C’est à Strasbourg, où il s’installe en 1434, que Gutenberg met au point l’imprimerie, formidable invention qui, tout de suite, est mise au service des idées nouvelles de l’humanisme et de la réforme religieuse.


De Gutenberg à la guerre de Trente Ans (1434-1618)

Dès 1519, plusieurs œuvres de Luther sont imprimées à Strasbourg. D’innombrables petites plaquettes sortent des presses strasbourgeoises : un intense colportage les diffuse tout le long de la vallée rhénane et sur la route de Paris, où se multiplient les communautés luthériennes. Bucer prêche la Réforme à Strasbourg et rédige, en son nom et en celui de trois autres villes de l’Allemagne du Sud, la Confessio tetrapolitana de 1530. En 1538, Calvin est nommé pasteur de l’Église française de Strasbourg.

Cependant, l’implantation de la Réforme provoque des troubles dans les campagnes alsaciennes, travaillées par l’espoir d’un renouveau social. L’Alsace est bouleversée aussi par la guerre des paysans, qui se termine par un massacre. La paix d’Augsbourg (1555) fixe la carte religieuse de l’Alsace, partagée entre catholiques et protestants.

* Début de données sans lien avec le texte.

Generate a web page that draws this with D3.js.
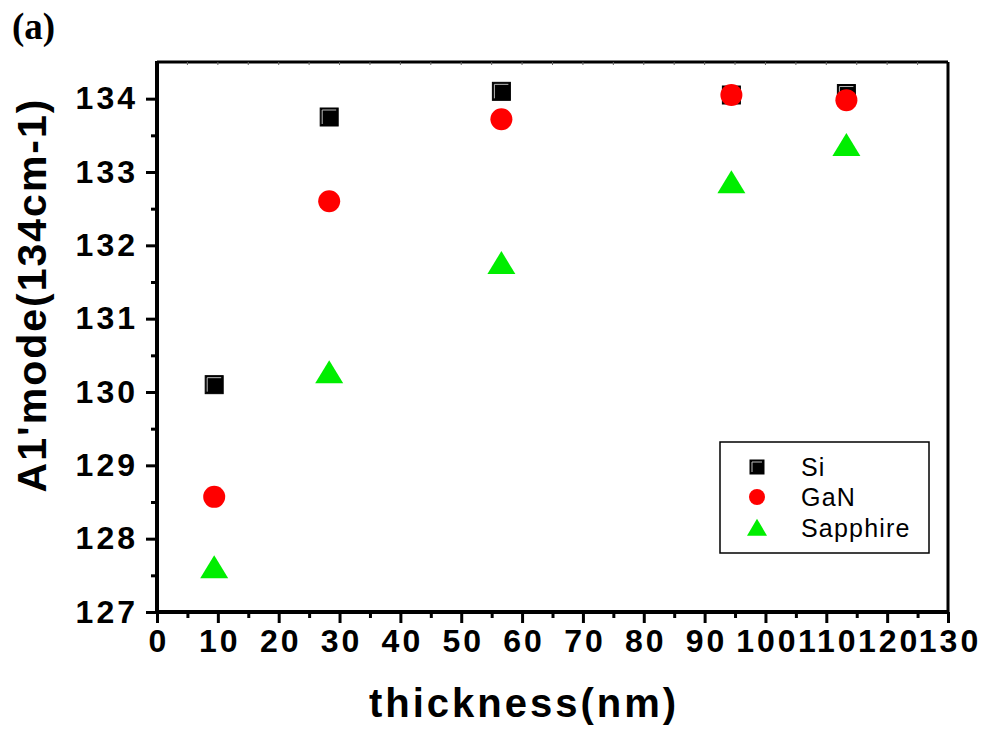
<!DOCTYPE html>
<html><head><meta charset="utf-8">
<script src="https://cdn.jsdelivr.net/npm/d3@7"></script>
<style>body{margin:0;background:#fff}</style>
</head><body>
<svg id="c" width="982" height="729"></svg>
<script>
const seriesNames = ["Si", "GaN", "Sapphire"];
const thickness = [9.4, 28.3, 56.6, 94.4, 113.3];
const siValues = [130.10, 133.75, 134.10, 134.05, 134.07];
const ganValues = [128.57, 132.60, 133.72, 134.05, 133.98];
const sapphireValues = [127.60, 130.26, 131.75, 132.85, 133.36];
const xTicks = [0,10,20,30,40,50,60,70,80,90,100,110,120,130];
const yTicks = [127,128,129,130,131,132,133,134];

const svg = d3.select("#c");
const L = 157, R = 948, T = 62, B = 612;
const x = d3.scaleLinear().domain([0,130]).range([L,R]);
const y = d3.scaleLinear().domain([127,134.5]).range([B,T]);
const font = "Arial, 'Liberation Sans', sans-serif";

// frame top/right
svg.append("line").attr("x1",L).attr("x2",R).attr("y1",T).attr("y2",T).attr("stroke","#000").attr("stroke-width",3);
svg.append("line").attr("x1",R).attr("x2",R).attr("y1",T).attr("y2",B).attr("stroke","#000").attr("stroke-width",3);
d3.range(5,130,5).forEach(v=>{
  svg.append("line").attr("x1",x(v)).attr("x2",x(v)).attr("y1",T).attr("y2",T+3).attr("stroke","#666").attr("stroke-width",1);
});

// x axis
const xAxis = d3.axisBottom(x).tickValues(xTicks).tickSize(11).tickPadding(6).tickFormat(d3.format("d"));
const gx = svg.append("g").attr("transform",`translate(0,${B})`).call(xAxis);
gx.select(".domain").attr("stroke-width",4).attr("d",`M${L-2},0H${R+1}`);
gx.selectAll(".tick line").attr("stroke-width",3);
gx.selectAll(".tick text").attr("font-family",font).attr("font-weight","bold").attr("font-size",32).attr("letter-spacing","3px").attr("dx","1.5px").attr("fill","#000").attr("dy","0.72em");
const gxm = svg.append("g").attr("transform",`translate(0,${B})`).call(d3.axisBottom(x).tickValues(d3.range(5,130,10)).tickSize(6).tickFormat(""));
gxm.select(".domain").remove();
gxm.selectAll(".tick line").attr("stroke-width",3);

// y axis
const yAxis = d3.axisLeft(y).tickValues(yTicks).tickSize(11).tickPadding(8).tickFormat(d3.format("d"));
const gy = svg.append("g").attr("transform",`translate(${L},0)`).call(yAxis);
gy.select(".domain").attr("stroke-width",4).attr("d",`M0,${B+2}V${T-1}`);
gy.selectAll(".tick line").attr("stroke-width",3);
gy.selectAll(".tick text").attr("font-family",font).attr("font-weight","bold").attr("font-size",32).attr("letter-spacing","3px").attr("fill","#000");
const gym = svg.append("g").attr("transform",`translate(${L},0)`).call(d3.axisLeft(y).tickValues(d3.range(127.5,134.5,1)).tickSize(6).tickFormat(""));
gym.select(".domain").remove();
gym.selectAll(".tick line").attr("stroke-width",3);

// titles
svg.append("text").attr("x",524).attr("y",717).attr("text-anchor","middle")
  .attr("font-family",font).attr("font-weight","bold").attr("font-size",40).attr("letter-spacing","3px").text("thickness(nm)");
svg.append("text").attr("transform","translate(46,295) rotate(-90)").attr("text-anchor","middle")
  .attr("font-family",font).attr("font-weight","bold").attr("font-size",41).attr("letter-spacing","2px").text("A1'mode(134cm-1)");
svg.append("text").attr("x",12).attr("y",39).attr("font-family","'Times New Roman','Liberation Serif',serif")
  .attr("font-weight","bold").attr("font-size",37).text("(a)");

// markers
function drawMarker(g, type, s){
  if(type===0){
    g.append("rect").attr("x",-s.sq/2).attr("y",-s.sq/2).attr("width",s.sq).attr("height",s.sq).attr("fill","#000").attr("stroke","#000").attr("stroke-width",1);
    g.append("path").attr("d",`M${-s.sq/2+2},${s.sq/2-2}V${-s.sq/2+2}H${s.sq/2-2}`).attr("fill","none").attr("stroke","#bbb").attr("stroke-width",1);
  } else if(type===1){
    g.append("circle").attr("r",s.c).attr("fill","#ff0000");
  } else {
    const w=s.tw, h=s.th;
    g.append("path").attr("d",`M0,${-h*0.55}L${w/2},${h*0.45}L${-w/2},${h*0.45}Z`).attr("fill","#00ee00");
  }
}
const big = {sq:18, c:11, tw:28, th:23};
const small = {sq:14, c:8, tw:20, th:17};
const allSeries = [siValues, ganValues, sapphireValues];
allSeries.forEach((vals,i)=>{
  vals.forEach((v,j)=>{
    const g = svg.append("g").attr("transform",`translate(${x(thickness[j])},${y(v)})`);
    drawMarker(g,i,big);
  });
});

// legend
svg.append("rect").attr("x",720).attr("y",442).attr("width",209).attr("height",111).attr("fill","#fff").attr("stroke","#000").attr("stroke-width",1.5);
const ly = [467,497,528];
seriesNames.forEach((n,i)=>{
  const g = svg.append("g").attr("transform",`translate(757,${ly[i]})`);
  drawMarker(g,i,small);
  svg.append("text").attr("x",801).attr("y",ly[i]+9).attr("font-family",font).attr("font-size",25).attr("letter-spacing","1.2px").text(n);
});
</script>
</body></html>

Dans le même temps, Strasbourg devient l’un des foyers de l’humanisme. Érasme y est l’hôte de la société littéraire de Sebastian Brant ; Martin Bucer, Caspar Hedio, Johannes Sturm — professeur au gymnase fondé en 1538 — y séjournent longuement.

Les abus de la Contre-Réforme strasbourgeoise, auxquels répond l’intolérance de certains luthériens comme Marbach, affaiblissent le potentiel intellectuel et spirituel de l’Alsace, qui peu à peu passe sous l’influence française.


De la guerre de Trente Ans à la Révolution française (1618-1789)

La guerre de Trente Ans (1618-1648) est un cataclysme sans précédent pour l’Alsace, champ de bataille tout désigné. La population semble avoir alors diminué de moitié.

Dès 1646, Mazarin rend publiques les revendications françaises sur l’Alsace. Les traités de Westphalie (1648) — en des clauses d’ailleurs peu claires — transfèrent au roi de France les droits des Habsbourg en Alsace ; en fait, celle-ci reste terre impériale.